Like the other 50 pairs of eyes watching me that night, her gaze seemed curious about my story-telling props: a plastic town, bucket of mud, bowl of water and two little plastic people.
“Hey, are you going to play with those toys?” inquired a boy with a toothless grin.
“Yup,” I replied, as I picked up the figurines. That brought howls of laughter. Then I added, “But I’m also going to tell you a story.”
Holding the toys, I told the kids their names were Adam and Eve Wanna Bees, and they lived long ago in the village Eden. Because they disobeyed God, they became very dirty.
Quickly into my mud I plopped the dolls. The children groaned as I pulled out the dirty toys.
“After that,” I said, “All the Wanna Bees were dirty, and they didn’t even realize it.”
From the muddy bucket I pulled a dozen plastic figures.
There were more groans.
“Then one day someone came to the village. His name was ‘Clean-As-He-Can-Be.’ He looked at the dirty Wanna Bees and declared, ‘I know the way to make you clean.’
“Some Wanna Bees were insulted, ‘How dare you accuse us of being dirty!’ they snarled.
“Others thought he was crazy.
“But some looked at him and then at themselves. They knew he was right.
“‘Come with me, and I will show you how to be clean,’ he urged.
“‘Maybe another day,’ a few said.
“Some, however, said, ‘Okay, let’s go!’
“Clean-as He-Can-Be led them to a beautiful pond and told them to jump in. Since they couldn’t swim, he caught them.”
Into my water pitcher went a few Wanna Bees. I wiped them clean with a towel.
“Oh!” sighed a number of kids, including Angela.
“Can you imagine how good that first bath felt?”
Angela nodded. I continued.
“The Clean-as-They-Can-Be-Wanna-Bees shouted, ‘We must go tell the others!’
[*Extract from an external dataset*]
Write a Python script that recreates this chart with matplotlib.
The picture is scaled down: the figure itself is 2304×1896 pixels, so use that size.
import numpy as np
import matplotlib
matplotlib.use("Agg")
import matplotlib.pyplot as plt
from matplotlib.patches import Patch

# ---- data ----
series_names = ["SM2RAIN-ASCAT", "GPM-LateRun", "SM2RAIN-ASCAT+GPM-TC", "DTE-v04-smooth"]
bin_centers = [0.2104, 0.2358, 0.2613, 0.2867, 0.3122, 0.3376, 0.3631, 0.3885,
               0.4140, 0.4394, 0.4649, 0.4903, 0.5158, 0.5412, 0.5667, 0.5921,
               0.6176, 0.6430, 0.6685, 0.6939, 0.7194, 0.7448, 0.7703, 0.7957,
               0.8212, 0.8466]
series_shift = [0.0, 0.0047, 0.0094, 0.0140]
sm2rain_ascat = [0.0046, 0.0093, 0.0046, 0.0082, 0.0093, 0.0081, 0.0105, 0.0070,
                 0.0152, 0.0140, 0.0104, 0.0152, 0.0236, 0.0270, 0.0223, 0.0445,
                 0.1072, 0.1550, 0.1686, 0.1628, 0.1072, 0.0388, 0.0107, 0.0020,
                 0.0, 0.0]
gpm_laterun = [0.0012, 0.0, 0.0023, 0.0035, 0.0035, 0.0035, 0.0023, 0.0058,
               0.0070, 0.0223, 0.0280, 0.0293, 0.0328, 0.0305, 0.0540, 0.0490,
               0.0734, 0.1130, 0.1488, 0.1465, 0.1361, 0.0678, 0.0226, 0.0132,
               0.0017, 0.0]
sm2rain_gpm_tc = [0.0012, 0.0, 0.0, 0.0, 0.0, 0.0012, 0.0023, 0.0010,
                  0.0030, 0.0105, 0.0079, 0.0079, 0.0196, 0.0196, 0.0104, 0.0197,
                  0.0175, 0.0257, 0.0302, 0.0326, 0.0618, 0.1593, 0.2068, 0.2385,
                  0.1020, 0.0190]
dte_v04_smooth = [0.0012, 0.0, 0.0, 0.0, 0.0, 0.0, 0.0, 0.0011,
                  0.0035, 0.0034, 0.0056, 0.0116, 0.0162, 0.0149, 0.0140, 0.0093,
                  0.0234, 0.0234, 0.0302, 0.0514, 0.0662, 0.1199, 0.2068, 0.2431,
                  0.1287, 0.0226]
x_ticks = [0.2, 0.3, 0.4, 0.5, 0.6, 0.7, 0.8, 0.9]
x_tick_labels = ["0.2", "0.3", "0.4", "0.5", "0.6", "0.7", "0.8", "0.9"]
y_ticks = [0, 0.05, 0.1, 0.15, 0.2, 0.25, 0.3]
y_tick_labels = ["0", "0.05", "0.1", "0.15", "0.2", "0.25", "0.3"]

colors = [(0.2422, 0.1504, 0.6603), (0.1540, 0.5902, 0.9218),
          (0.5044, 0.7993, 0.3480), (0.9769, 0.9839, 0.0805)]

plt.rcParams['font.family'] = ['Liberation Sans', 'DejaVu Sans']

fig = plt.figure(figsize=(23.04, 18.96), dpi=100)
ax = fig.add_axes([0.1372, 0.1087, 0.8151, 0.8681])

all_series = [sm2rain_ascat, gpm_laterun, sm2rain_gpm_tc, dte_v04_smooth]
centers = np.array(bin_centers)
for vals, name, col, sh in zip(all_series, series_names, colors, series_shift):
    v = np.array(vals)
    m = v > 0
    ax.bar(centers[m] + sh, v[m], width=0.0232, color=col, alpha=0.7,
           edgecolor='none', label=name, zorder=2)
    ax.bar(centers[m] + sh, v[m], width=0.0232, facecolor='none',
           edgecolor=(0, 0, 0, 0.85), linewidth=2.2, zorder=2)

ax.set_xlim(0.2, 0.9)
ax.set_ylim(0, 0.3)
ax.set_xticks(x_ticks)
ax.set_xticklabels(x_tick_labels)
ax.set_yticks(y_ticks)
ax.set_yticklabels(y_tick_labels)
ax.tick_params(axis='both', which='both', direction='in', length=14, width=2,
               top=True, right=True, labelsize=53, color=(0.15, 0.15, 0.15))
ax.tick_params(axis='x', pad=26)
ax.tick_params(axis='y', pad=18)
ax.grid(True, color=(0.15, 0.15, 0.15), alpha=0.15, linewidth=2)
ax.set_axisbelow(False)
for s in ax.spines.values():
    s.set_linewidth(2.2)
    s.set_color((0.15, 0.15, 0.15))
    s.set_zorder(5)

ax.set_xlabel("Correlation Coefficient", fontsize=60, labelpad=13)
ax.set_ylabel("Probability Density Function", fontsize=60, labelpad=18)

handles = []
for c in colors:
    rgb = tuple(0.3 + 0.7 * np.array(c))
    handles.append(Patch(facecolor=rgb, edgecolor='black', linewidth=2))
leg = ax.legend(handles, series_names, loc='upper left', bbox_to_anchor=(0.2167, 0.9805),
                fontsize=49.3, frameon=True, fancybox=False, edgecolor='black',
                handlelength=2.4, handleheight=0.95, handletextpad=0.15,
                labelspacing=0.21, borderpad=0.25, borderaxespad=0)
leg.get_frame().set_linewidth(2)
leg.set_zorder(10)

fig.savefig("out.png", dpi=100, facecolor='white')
“‘Yes!’ said Clean-As-He-Can-Be. ‘I will stay here and wash the Wanna Bees when they come to the pond.’
“So the clean Wanna Bees ran to the village. Some thought they were crazy, and others didn’t care. But some Wanna Bees believed and they, too, became clean.”
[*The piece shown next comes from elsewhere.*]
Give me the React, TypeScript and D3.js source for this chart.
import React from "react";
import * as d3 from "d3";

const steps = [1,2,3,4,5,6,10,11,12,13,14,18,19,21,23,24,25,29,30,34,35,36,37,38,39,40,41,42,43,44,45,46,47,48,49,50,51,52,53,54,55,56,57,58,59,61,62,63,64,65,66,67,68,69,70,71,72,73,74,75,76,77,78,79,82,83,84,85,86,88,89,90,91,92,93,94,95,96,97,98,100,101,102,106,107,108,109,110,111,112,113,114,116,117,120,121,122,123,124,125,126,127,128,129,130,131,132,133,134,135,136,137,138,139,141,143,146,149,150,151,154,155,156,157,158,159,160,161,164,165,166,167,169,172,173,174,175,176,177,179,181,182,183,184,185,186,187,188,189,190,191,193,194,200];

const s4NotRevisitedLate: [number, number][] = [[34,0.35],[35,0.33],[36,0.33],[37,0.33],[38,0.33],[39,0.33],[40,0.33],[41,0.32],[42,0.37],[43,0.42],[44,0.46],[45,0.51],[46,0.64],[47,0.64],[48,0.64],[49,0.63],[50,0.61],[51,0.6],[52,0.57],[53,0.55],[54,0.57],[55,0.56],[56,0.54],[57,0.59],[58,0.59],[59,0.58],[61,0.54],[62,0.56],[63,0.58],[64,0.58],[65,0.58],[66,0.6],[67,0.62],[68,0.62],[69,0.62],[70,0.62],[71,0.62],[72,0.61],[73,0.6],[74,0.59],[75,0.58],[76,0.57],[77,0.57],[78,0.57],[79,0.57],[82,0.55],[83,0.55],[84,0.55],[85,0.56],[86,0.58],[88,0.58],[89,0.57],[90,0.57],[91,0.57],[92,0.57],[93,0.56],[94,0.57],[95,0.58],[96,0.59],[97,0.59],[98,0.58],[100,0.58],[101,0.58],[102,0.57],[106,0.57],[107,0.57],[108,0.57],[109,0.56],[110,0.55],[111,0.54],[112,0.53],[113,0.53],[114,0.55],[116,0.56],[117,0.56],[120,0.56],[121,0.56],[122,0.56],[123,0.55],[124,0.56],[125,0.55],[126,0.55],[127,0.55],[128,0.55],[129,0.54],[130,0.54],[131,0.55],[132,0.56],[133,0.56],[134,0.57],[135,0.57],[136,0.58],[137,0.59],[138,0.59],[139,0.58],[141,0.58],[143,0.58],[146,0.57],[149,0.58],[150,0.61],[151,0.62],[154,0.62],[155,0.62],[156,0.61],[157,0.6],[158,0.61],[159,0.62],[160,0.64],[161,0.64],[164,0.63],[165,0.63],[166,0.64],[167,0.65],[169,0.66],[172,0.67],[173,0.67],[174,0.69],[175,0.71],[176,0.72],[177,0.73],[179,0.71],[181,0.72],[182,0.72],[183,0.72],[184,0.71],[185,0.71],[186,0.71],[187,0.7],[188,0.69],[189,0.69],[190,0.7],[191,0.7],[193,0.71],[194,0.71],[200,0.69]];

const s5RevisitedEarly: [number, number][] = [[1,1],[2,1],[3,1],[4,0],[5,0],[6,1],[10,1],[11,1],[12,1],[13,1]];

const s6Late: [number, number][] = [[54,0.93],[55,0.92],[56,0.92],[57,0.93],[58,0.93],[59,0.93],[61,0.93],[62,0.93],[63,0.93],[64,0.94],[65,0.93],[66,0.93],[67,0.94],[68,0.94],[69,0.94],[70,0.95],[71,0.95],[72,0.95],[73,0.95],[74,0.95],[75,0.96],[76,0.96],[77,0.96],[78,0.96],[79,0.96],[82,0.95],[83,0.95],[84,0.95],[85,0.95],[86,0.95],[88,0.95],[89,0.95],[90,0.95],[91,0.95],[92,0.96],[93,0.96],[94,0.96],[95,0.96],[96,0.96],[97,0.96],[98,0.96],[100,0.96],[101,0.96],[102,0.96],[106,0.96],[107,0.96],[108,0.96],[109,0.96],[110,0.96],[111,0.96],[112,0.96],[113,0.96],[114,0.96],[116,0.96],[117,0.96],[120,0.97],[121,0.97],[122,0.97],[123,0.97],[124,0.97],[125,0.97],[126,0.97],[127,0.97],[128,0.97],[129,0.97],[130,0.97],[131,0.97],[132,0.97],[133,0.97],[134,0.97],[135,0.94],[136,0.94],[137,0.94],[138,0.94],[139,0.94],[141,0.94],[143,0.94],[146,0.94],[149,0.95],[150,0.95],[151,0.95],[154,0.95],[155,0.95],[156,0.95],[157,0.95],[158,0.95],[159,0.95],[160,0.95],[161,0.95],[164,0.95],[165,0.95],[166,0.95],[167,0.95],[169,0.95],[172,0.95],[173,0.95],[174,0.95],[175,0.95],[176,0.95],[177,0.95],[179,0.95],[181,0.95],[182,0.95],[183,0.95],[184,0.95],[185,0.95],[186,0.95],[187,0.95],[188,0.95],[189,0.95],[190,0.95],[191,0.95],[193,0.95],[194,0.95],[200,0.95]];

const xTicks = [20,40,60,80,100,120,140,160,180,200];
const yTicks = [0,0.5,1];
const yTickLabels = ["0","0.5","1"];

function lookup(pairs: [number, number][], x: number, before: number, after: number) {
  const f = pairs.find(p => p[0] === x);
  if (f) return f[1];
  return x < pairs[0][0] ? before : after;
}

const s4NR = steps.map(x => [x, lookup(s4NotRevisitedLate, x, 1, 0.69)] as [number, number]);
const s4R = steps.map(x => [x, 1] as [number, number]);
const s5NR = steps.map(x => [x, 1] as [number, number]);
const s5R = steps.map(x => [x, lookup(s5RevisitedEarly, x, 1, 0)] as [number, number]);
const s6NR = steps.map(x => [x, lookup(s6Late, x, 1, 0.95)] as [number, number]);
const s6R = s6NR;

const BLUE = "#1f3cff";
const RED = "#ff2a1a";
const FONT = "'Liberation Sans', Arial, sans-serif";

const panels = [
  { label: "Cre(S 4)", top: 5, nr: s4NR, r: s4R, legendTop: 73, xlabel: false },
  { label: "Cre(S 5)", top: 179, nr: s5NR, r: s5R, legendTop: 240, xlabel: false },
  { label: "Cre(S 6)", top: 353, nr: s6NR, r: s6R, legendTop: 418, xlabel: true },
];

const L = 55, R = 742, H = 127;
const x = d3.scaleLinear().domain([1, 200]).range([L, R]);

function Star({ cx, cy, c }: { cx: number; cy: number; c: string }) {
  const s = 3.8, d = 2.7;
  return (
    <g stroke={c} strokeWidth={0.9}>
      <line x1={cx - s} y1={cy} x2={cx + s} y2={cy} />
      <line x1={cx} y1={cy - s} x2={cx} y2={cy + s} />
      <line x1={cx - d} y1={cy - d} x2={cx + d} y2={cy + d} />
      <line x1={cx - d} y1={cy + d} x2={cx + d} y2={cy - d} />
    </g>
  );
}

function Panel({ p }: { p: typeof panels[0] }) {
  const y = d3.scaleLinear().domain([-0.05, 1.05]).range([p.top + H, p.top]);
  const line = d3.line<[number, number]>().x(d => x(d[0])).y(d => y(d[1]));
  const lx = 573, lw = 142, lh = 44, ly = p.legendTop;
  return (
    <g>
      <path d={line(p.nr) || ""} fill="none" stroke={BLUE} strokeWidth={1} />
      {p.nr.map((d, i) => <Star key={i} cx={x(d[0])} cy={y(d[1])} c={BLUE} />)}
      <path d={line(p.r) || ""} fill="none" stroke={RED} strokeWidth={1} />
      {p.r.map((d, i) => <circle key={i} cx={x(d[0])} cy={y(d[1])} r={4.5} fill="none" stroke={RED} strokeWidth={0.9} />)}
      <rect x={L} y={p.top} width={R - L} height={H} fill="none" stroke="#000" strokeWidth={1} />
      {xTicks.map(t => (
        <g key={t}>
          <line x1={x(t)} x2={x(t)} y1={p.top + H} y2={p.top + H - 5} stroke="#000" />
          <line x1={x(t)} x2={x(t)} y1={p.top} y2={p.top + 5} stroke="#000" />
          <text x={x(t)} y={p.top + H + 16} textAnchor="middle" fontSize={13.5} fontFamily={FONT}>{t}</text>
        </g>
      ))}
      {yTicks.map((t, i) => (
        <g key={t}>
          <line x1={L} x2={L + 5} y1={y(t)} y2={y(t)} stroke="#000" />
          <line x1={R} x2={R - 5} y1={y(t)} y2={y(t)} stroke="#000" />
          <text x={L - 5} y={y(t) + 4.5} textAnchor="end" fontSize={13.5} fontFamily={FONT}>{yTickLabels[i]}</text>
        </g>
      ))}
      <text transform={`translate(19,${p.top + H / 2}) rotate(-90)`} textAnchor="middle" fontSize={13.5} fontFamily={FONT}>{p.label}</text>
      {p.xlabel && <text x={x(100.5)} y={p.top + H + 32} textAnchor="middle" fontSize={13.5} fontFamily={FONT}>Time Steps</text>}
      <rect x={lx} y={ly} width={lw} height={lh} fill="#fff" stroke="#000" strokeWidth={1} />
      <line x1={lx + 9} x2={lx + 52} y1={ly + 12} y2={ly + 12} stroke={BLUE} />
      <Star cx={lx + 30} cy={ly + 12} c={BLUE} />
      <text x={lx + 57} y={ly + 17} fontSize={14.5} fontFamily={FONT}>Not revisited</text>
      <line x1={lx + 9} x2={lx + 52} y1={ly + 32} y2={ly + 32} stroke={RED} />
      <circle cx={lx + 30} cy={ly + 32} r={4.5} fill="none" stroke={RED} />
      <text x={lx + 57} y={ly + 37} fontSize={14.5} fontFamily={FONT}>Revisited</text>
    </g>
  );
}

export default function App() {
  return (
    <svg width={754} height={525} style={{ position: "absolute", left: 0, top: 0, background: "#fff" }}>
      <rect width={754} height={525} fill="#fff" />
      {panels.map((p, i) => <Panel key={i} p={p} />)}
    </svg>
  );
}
The children knew I was almost done with the story. “Wash them all,” they pleaded. “Wash them all.”
So I did, telling them that Jesus was like Clean-As-He-Can-Be.
Then I said, “And just like some people didn’t want to follow Clean-As-He-Can-Be, some people today don’t want to follow Jesus.”
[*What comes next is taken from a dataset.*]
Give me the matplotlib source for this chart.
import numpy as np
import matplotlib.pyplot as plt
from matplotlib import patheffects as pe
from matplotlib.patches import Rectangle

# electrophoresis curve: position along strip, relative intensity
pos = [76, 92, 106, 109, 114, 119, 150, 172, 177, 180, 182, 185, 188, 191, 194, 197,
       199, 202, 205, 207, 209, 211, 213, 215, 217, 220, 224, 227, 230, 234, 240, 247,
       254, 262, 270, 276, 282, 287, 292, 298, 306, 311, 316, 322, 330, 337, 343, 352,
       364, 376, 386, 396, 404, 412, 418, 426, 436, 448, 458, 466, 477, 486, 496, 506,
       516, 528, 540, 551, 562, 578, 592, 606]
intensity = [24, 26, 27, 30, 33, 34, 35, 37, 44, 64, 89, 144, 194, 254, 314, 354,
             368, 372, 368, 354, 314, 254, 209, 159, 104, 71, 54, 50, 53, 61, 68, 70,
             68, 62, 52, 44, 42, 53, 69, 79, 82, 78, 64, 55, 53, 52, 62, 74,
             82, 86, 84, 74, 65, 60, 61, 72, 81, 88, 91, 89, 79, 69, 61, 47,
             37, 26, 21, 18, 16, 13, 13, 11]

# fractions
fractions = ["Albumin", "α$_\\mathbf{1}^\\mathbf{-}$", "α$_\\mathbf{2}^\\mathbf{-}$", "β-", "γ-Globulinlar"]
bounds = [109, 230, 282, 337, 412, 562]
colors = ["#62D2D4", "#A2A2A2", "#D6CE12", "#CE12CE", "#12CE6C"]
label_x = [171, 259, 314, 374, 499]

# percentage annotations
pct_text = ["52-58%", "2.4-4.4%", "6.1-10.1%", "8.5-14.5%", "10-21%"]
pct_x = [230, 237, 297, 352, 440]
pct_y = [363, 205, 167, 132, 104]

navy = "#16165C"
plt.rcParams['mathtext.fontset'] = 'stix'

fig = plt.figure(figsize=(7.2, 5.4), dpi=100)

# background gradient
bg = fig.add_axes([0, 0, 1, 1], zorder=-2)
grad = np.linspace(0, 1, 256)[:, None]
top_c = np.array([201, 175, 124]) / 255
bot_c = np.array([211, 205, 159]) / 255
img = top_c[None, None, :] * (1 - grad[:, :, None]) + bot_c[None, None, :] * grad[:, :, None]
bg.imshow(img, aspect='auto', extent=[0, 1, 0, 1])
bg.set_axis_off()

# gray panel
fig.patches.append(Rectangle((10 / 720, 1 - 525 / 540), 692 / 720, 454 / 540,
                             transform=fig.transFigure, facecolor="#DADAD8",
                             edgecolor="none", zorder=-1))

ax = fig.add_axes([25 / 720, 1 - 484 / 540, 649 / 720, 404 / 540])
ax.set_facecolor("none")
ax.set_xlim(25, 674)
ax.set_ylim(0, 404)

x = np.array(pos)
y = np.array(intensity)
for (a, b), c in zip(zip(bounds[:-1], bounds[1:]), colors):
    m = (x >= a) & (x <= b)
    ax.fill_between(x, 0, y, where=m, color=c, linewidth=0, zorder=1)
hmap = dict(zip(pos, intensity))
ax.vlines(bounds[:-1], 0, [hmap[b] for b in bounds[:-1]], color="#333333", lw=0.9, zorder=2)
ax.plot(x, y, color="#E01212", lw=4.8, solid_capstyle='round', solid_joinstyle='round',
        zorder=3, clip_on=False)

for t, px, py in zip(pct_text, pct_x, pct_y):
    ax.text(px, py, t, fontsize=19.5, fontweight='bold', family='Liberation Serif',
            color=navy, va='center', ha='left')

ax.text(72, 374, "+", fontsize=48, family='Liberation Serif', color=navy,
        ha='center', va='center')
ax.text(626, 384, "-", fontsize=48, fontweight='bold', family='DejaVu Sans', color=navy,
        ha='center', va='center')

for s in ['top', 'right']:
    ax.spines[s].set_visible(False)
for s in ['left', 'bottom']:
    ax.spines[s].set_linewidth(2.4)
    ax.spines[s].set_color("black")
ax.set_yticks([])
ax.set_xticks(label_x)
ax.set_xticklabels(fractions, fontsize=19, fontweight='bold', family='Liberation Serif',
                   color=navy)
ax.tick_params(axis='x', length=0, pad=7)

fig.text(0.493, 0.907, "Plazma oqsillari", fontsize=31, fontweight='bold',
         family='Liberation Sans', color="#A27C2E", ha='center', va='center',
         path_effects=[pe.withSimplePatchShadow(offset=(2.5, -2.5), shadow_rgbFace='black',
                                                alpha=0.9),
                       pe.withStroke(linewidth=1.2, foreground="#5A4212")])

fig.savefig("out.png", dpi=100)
I opened my mouth to give a final thought when little, quiet Angela jumped up and shouted, “I’ll follow Jesus!”
Before I could respond, Ben Feazel stood up, “I’ll follow Jesus!” Then there was another child standing, and another. They each declared, “I’ll follow Jesus!”
It was a powerful moment. Flabbergasted, I mumbled a closing prayer that the children would make this story their own.
I planned to speak with Angela the following week, but a few days later, Angela’s neighbor called and told me Angela had collapsed in her mother’s arms at a recreational swimming pool. Her defective heart, unknown to us, was a condition she had lived with since birth.
The second child to stand that evening, Ben Feazel, died at age 18. A car ran a stop sign and hit him on his motorcycle. He was wearing his helmet. Ben was a few weeks short of high school graduation and Marine boot camp.
Whenever I think of Angela and Ben I see them determinedly standing before me declaring, “I’ll follow Jesus!” Indeed they had.
These children taught me at least two lessons: 1) that we should not take any encounter for granted, and 2) God moves mightily among the youngest of us.